7.4.20

La contagión, 23


A medida que las cosas siguen su curso desesperante, nos vamos enterando de detalles que son como vueltas de tuerca. Una cosa es el miedo a contagiarse y otra el miedo a estar ya contagiado. Lo último que he oído, ojalá sea un bulo, es que el virus es miasmático, que vive flotando en el aire por lo menos cuatro horas. Hasta ahora se limitaba al contacto. Tenías que tocarlo, te tenía que dar. La distancia era solo con los otros, pero también cabe la posibilidad de que sea con el lugar que han ocupado los otros. Uno solo está inmune si pasa por sitios por los que hace cuatro horas no ha pasado nadie. Eso supone que mientras haces cola distanciada en la carnicería te tienes que forrar para que el virus pinche en hueso, rezar para no estar respirando los efectos de una tos.
Vivimos en una casa tomada. Una sombra invisible se desliza por las corrientes de aire. Una ventana abierta hace tres horas puede resultar fatal. Cada día, para dar ánimos al personal y desquiciar a los vecinos de abajo, las familias salen al balcón y cantan canciones solidarias, y una lluvia de gérmenes va cayendo como un confeti mortífero sobre las ventanas abiertas del vecindario. Pero es inhumano prohibir que el presidiario saque la mano por la reja, o cante una soleá. Casi tan inhumano como soportarlo. 
Así las cosas empezamos a confundir el no salir de casa con no salir del dormitorio y guardar turnos, las familias numerosas, para no estar nadie en el mismo sitio hasta varias horas después de que haya estado algún otro habitante de la casa, y haya abierto la ventana. Lejos de haber derrotado al virus, lo mejor que puede pasarnos es que seamos un poco paranoicos, no cometer ningún «pestífero error», como decía Juan de Mena, que nos obligue a salir de la cama más que para los servicios esenciales.
Despedirse de alguien diciendo hasta mañana es, en estos días aciagos, un exceso de optimismo.
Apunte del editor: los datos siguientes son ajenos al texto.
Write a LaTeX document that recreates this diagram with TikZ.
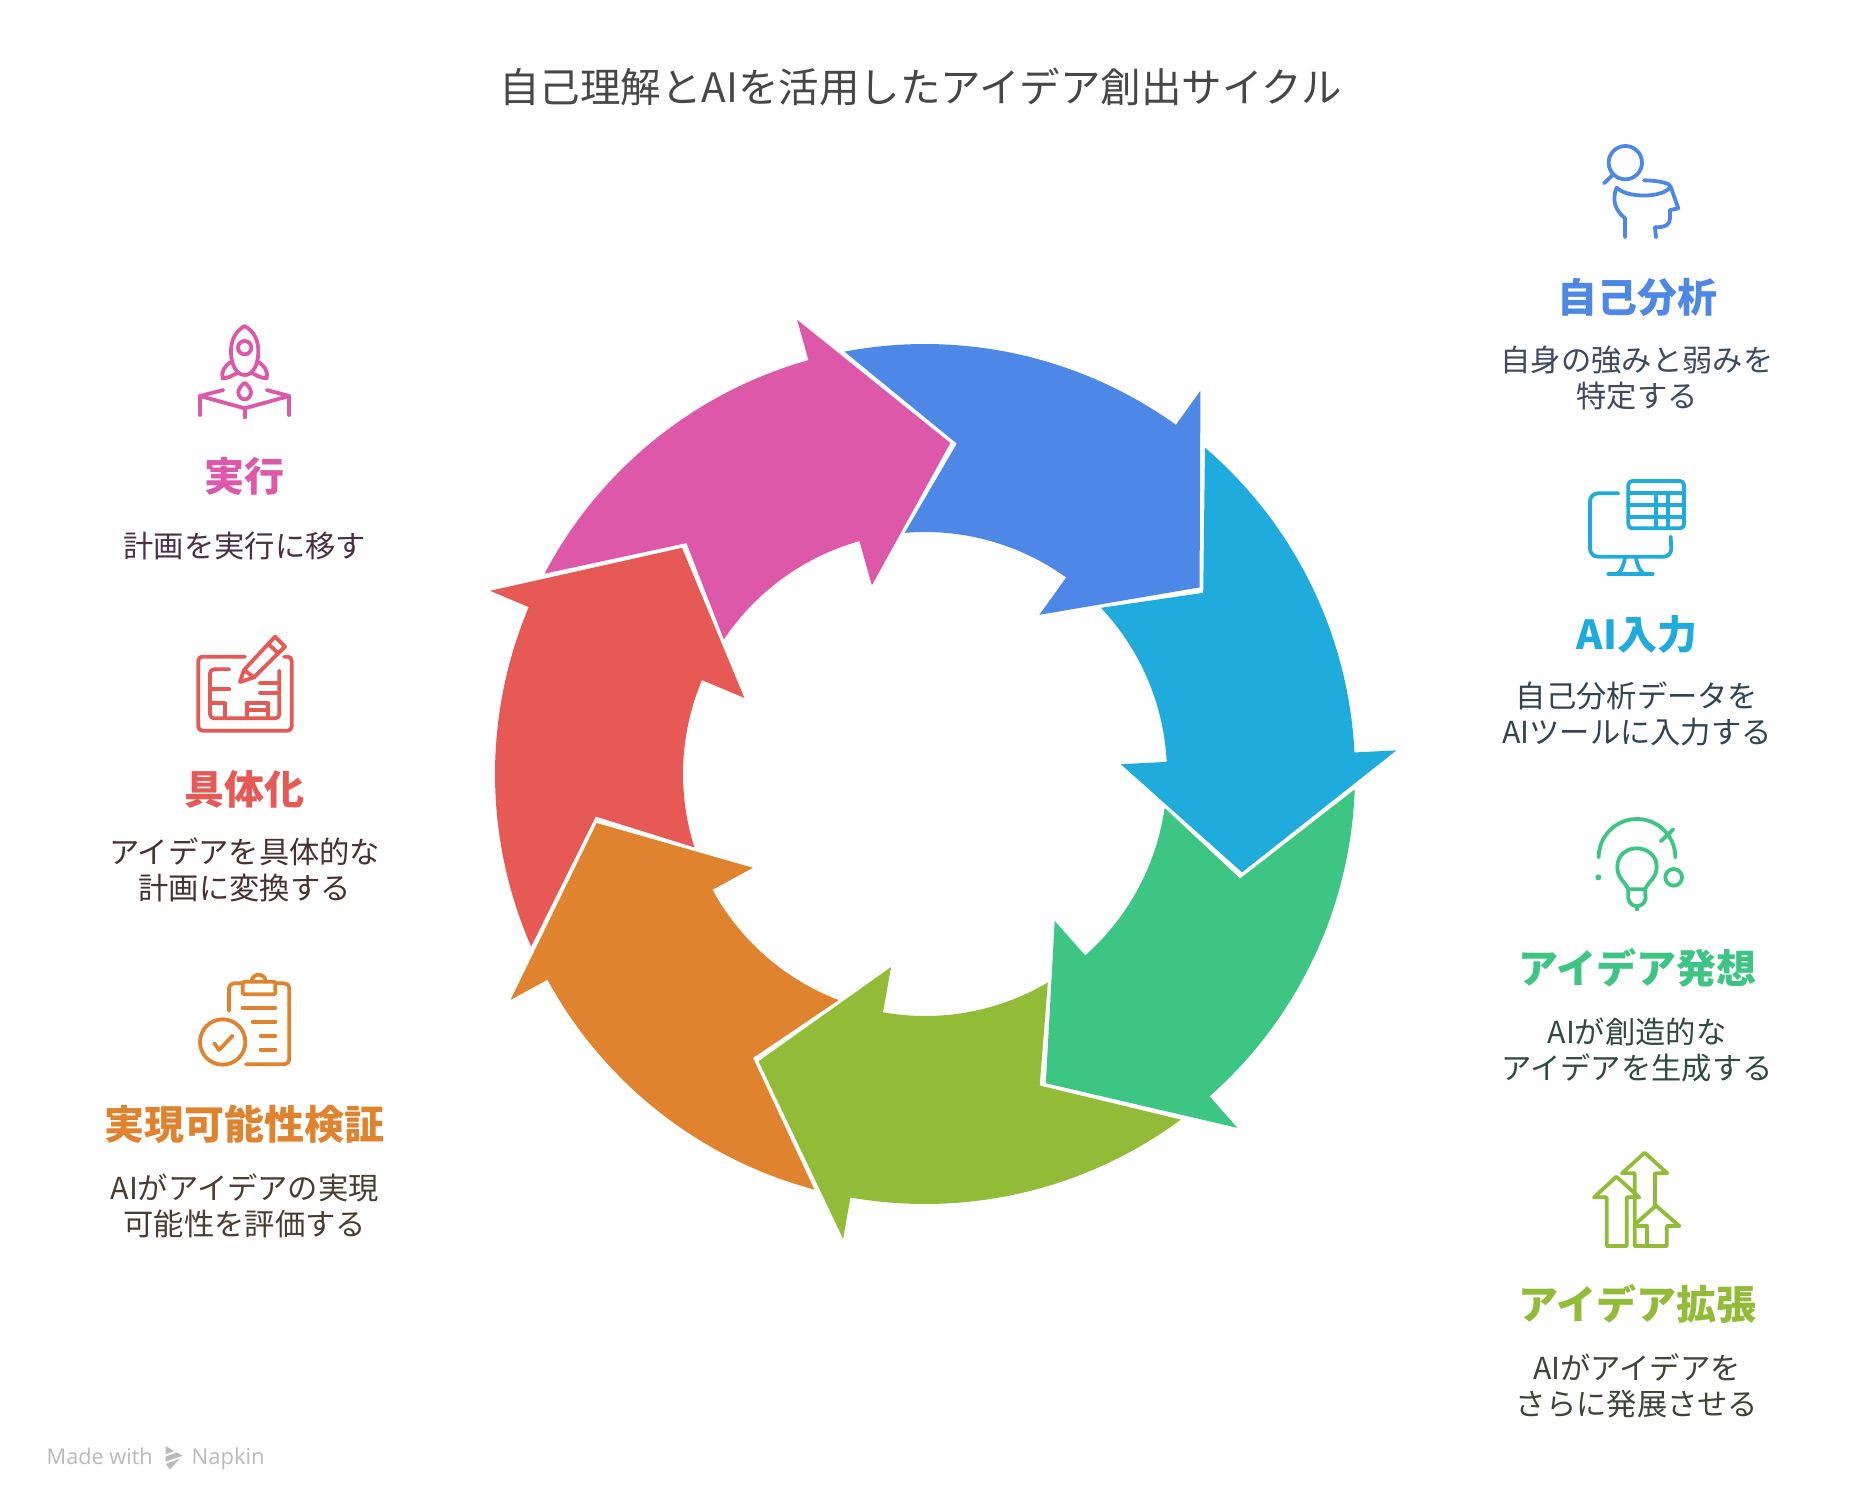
\documentclass[tikz,border=0pt]{standalone}
\usepackage{fontspec}
\setmainfont{Noto Sans CJK JP}
\newfontfamily\latinfont{Open Sans}
\definecolor{cblue}{HTML}{4E88E6}
\definecolor{ccyan}{HTML}{1FABDB}
\definecolor{cgreen}{HTML}{3DC583}
\definecolor{colive}{HTML}{92BC38}
\definecolor{corange}{HTML}{DF832F}
\definecolor{cred}{HTML}{E65955}
\definecolor{cpink}{HTML}{DD58A8}
\definecolor{tblue}{HTML}{3D4A60}
\definecolor{tcyan}{HTML}{2F4552}
\definecolor{tgreen}{HTML}{2F4A42}
\definecolor{tolive}{HTML}{3D4538}
\definecolor{torange}{HTML}{4A3D30}
\definecolor{tred}{HTML}{4A3030}
\definecolor{tpink}{HTML}{4A3040}
\newcommand\cyclearrow[3]{%
  \fill[#1] (#2+67.3:430pt) coordinate (#3tail)
    arc[start angle=#2+67.3,end angle=#2+20.8,radius=430pt]
    -- (#2+20.8:472pt) -- (#2+0.7:332pt) coordinate (#3tip) -- (#2+20.8:196pt) -- (#2+20.8:242pt)
    arc[start angle=#2+20.8,end angle=#2+61.3,radius=242pt]
    -- (#2+51:332pt) -- cycle;}
\tikzset{
  head/.style={font=\fontsize{40}{46}\selectfont\bfseries,anchor=center,inner sep=0pt},
  body/.style={font=\fontsize{30.3}{36}\selectfont,anchor=center,align=center,inner sep=0pt},
  icon/.style={line width=3.8pt,line cap=round,line join=round},
  iconbox/.style={x=0.3333pt,y=-0.3333pt,icon,draw=#1},
}
\begin{document}
\begin{tikzpicture}[x=1pt,y=-1pt]
\path[use as bounding box,fill=white] (0,0) rectangle (1872,1512);
\node[font=\fontsize{40.5}{46}\selectfont,text=black!72,inner sep=0pt] (title) at (920.5,87) {自己理解とAIを活用したアイデア創出サイクル};

\begin{scope}[shift={(925,774)},x=1pt,y=1pt]
\cyclearrow{cblue}{33.5}{a}
\cyclearrow{ccyan}{-17.93}{b}
\cyclearrow{cgreen}{-69.36}{c}
\cyclearrow{colive}{-120.79}{d}
\cyclearrow{corange}{-172.21}{e}
\cyclearrow{cred}{136.36}{f}
\cyclearrow{cpink}{84.93}{g}
\end{scope}

% right column
\node[head,text=cblue] (h1) at (1637,297.3) {自己分析};
\node[body,text=tblue] (b1) at (1637,378) {自身の強みと弱みを\\特定する};
\node[head,text=ccyan] (h2) at (1637,634) {AI入力};
\node[body,text=tcyan] (b2) at (1637,714) {自己分析データを\\AIツールに入力する};
\node[head,text=cgreen] (h3) at (1637,968.3) {アイデア発想};
\node[body,text=tgreen] (b3) at (1637,1049.5) {AIが創造的な\\アイデアを生成する};
\node[head,text=colive] (h4) at (1637,1303.8) {アイデア拡張};
\node[body,text=tolive] (b4) at (1637,1386) {AIがアイデアを\\さらに発展させる};
% left column
\node[head,text=cpink] (h7) at (244.7,476.4) {実行};
\node[body,text=tpink] (b7) at (244.7,545.6) {計画を実行に移す};
\node[head,text=cred] (h6) at (244.7,789) {具体化};
\node[body,text=tred] (b6) at (244.7,870) {アイデアを具体的な\\計画に変換する};
\node[head,text=corange] (h5) at (244.7,1124.7) {実現可能性検証};
\node[body,text=torange] (b5) at (244.7,1205.9) {AIがアイデアの実現\\可能性を評価する};

% icon 1
\begin{scope}[shift={(1450,120)},iconbox=cblue]
\draw (526,128) circle[radius=50];
\draw (490,163) -- (462,190);
\draw (582,181) .. controls (630,182) and (660,190) .. (662,200)
  .. controls (640,235) and (530,235) .. (500,203)
  .. controls (485,240) and (495,270) .. (525,295) -- (525,352);
\draw (662,200) -- (685,265) -- (660,270) -- (660,295) .. controls (660,315) and (645,322) .. (615,322) -- (618,352);
\end{scope}
% icon 2
\begin{scope}[shift={(1500,460)},iconbox=ccyan]
\draw[rounded corners=4pt] (385,63) rectangle (552,205);
\draw (385,98) -- (552,98) (385,135) -- (552,135) (385,170) -- (552,170);
\draw (468,98) -- (468,205) (505,98) -- (505,205);
\draw[rounded corners=8pt] (355,100) -- (270,100) -- (270,290) -- (515,290) -- (512,230);
\draw (375,292) .. controls (372,315) and (365,330) .. (355,340);
\draw (408,292) .. controls (411,315) and (418,330) .. (430,340);
\draw (325,342) -- (458,342);
\end{scope}
% icon 3
\begin{scope}[shift={(1500,800)},iconbox=cgreen]
\draw (296,172) arc[start angle=180,end angle=360,radius=115];
\draw (482,124) -- (520,88);
\fill[cgreen,draw=none] (295,232) circle[radius=9];
\draw (521,232) circle[radius=25];
\draw (385,268) .. controls (372,240) and (352,235) .. (352,200)
  .. controls (352,165) and (380,145) .. (410,145)
  .. controls (440,145) and (470,165) .. (470,200)
  .. controls (470,235) and (448,240) .. (435,268) -- cycle;
\draw (385,268) -- (385,295) .. controls (388,312) and (400,318) .. (410,318)
  .. controls (422,318) and (434,312) .. (437,295) -- (435,268);
\draw (410,318) -- (410,328);
\end{scope}
% icon 4
\begin{scope}[shift={(1500,1140)},iconbox=colive]
\draw (320,318) -- (320,172) -- (282,172) -- (349,110) -- (418,172) -- (380,172) -- (380,318) -- cycle;
\draw (404,318) -- (404,100) -- (366,100) -- (434,38) -- (502,100) -- (465,100) -- (465,197);
\draw (408,250) -- (468,197) -- (538,258) -- (500,258) -- (500,318) -- (404,318);
\draw (404,258) -- (440,258) -- (440,318);
\end{scope}
% icon 5
\begin{scope}[shift={(170,310)},iconbox=cpink]
\draw (224,48) .. controls (195,65) and (183,90) .. (183,125)
  .. controls (183,165) and (200,195) .. (224,195)
  .. controls (248,195) and (265,165) .. (265,125)
  .. controls (265,90) and (253,65) .. (224,48) -- cycle;
\draw (224,113) circle[radius=20];
\draw (186,155) .. controls (165,165) and (152,185) .. (158,205) .. controls (175,205) and (190,195) .. (204,188);
\draw (262,155) .. controls (283,165) and (296,185) .. (290,205) .. controls (273,205) and (258,195) .. (244,188);
\draw (224,218) .. controls (212,228) and (205,238) .. (205,247) .. controls (205,260) and (215,268) .. (224,268)
  .. controls (233,268) and (243,260) .. (243,247) .. controls (243,238) and (236,228) .. (224,218) -- cycle;
\draw (160,240) -- (90,258) -- (224,295) -- (358,258) -- (290,240);
\draw (90,258) -- (90,315) (358,258) -- (358,315) (224,295) -- (224,322);
\end{scope}
% icon 6
\begin{scope}[shift={(170,620)},iconbox=cred]
\draw[rounded corners=4pt] (225,110) -- (85,110) -- (85,332) -- (365,332) -- (365,110) -- (342,110);
\draw[line join=round] (222,150) -- (315,50) -- (345,80) -- (252,172) -- (210,186) -- cycle;
\draw (295,72) -- (325,100) (222,150) -- (252,172);
\draw[rounded corners=4pt] (178,148) -- (120,148) -- (120,295) -- (328,295) -- (328,152);
\draw (122,208) -- (178,208);
\draw (122,250) -- (165,250) -- (165,295);
\draw (270,190) -- (328,190) (270,218) -- (328,218);
\draw (230,295) -- (230,250) -- (295,250) -- (295,295) (230,270) -- (295,270);
\end{scope}
% icon 7
\begin{scope}[shift={(170,960)},iconbox=corange]
\draw[rounded corners=5pt] (177,152) -- (177,70) -- (218,70);
\draw[rounded corners=5pt] (316,70) -- (358,70) -- (358,313) -- (228,313);
\draw[rounded corners=2pt] (218,65) rectangle (316,103);
\draw (245,65) arc[start angle=180,end angle=360,radius=21];
\draw (218,143) -- (316,143) (248,185) -- (316,185) (272,227) -- (316,227) (272,269) -- (316,269);
\draw (158,246) circle[radius=68];
\draw (133,250) -- (147,270) -- (188,227);
\end{scope}
% footer
\node[font=\latinfont\fontsize{21.7}{26}\selectfont,text=black!27,anchor=base west,inner sep=0pt] (made) at (46.5,1464) {Made with};
\node[font=\latinfont\fontsize{22}{26}\selectfont,text=black!27,anchor=base west,inner sep=0pt] (napkin) at (191.5,1464) {Napkin};
\begin{scope}[shift={(0,1420)},x=0.3333pt,y=-0.3333pt]
\fill[black!27] (497,78) -- (522,93) -- (497,103) -- cycle;
\fill[black!27] (497,110) -- (530,97) -- (548,107) -- (497,125) -- cycle;
\fill[black!27] (497,132) -- (540,116) -- (510,148) -- cycle;
\end{scope}
\end{tikzpicture}
\end{document}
Podemos protegernos del contagio pero nada es previsible. Cada mínima acción, de pronto, se convierte en un riesgo evidente que nos puede llevar al hospital. Bajar una escalera, pelar una manzana, asomarse al balcón, abrir una lata de escabeche, encender el gas… La vida está llena de momentos que pueden estallar. Y ya no hablemos de coger un coche. Nos hemos vuelto aprensivos. El virus nos ha hecho de vidrio. Cuidado.

1 comentario:

  1. Anónimo6:22 p. m.

    La solución pasa por hacer fervorosos sacrificios a los dioses. El problema es que gente se ha vuelto descreída. En esta situación, el remedio no alcanza.